David Cutler Group
- Type: Privately Held
- Industry: Construction
- Founded: 1980
- Headquarters: Plymouth Meeting, Pennsylvania, U.S.,
- Key people: David Cutler, Chairman, CEO
- Products: Homes
- Website: www.hudsonpalmerhomes.com

= Hudson Palmer Homes =

David Cutler Group, renamed Hudson Palmer Homes in 2017, is a Plymouth Meeting, Pennsylvania-based company and the largest privately held residential builder of new luxury homes and luxury communities in the Philadelphia metropolitan area.

==Overview==
Hudson Palmer Homes, formerly known as the David Cutler Group, is a leading regional homebuilder. Most of its homes are single-family luxury residences and communities in Berks County, Pennsylvania; Bucks County, Pennsylvania; Chester County, Pennsylvania; Montgomery County, Pennsylvania and Delaware County, Pennsylvania. They are one of the few large homebuilders that still practices the building process of "stick-building." A stick-built home is one where the building is completely constructed on site piece-by-piece rather than by pre-fabricated frames.

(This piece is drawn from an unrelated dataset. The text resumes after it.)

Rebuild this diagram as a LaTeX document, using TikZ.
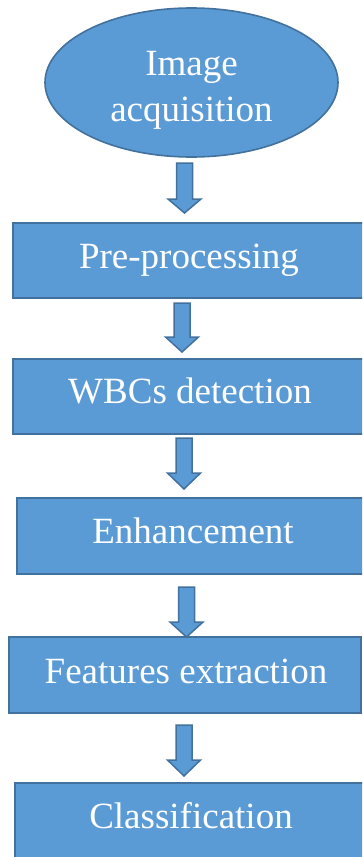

==New home communities and markets==
Cities:
- Ambler, Pennsylvania
- Blue Bell, Pennsylvania
- Chalfont, Pennsylvania
- Chester Springs, Pennsylvania
- Collegeville, Pennsylvania
- Doylestown, Pennsylvania
- East Norriton Township, Pennsylvania
- Gwynedd, Pennsylvania
- Harleysville, Pennsylvania
- Hilltown, Pennsylvania
- Horsham, Pennsylvania
- Huntingdon Valley, Pennsylvania
- Jamison, Pennsylvania
- Lansdale, Pennsylvania
- Lower Gwynedd, Pennsylvania
- Malvern, Pennsylvania
- Montgomeryville, Pennsylvania
- Norristown, Pennsylvania
- North Wales, Pennsylvania
- Penllyn, Pennsylvania
- Royersford, Pennsylvania
- Southampton, Pennsylvania
- Thornton, Pennsylvania
- Warrington, Pennsylvania
- Worcester, Pennsylvania

Counties:
- Bucks County, Pennsylvania
- Chester County, Pennsylvania
- Delaware County, Pennsylvania
- Montgomery County, Pennsylvania
- Northampton County, Pennsylvania

==Primary subsidiaries and divisions==
- HPH Financing
- HPH Conveyancing Division
- HPH Service and Warranty Division

==Principal competitors==
Companies often competing in the same markets include Centex, D.R. Horton, KB Home, Lennar Corporation, Pulte Homes, Ryland Group Inc, and Toll Brothers.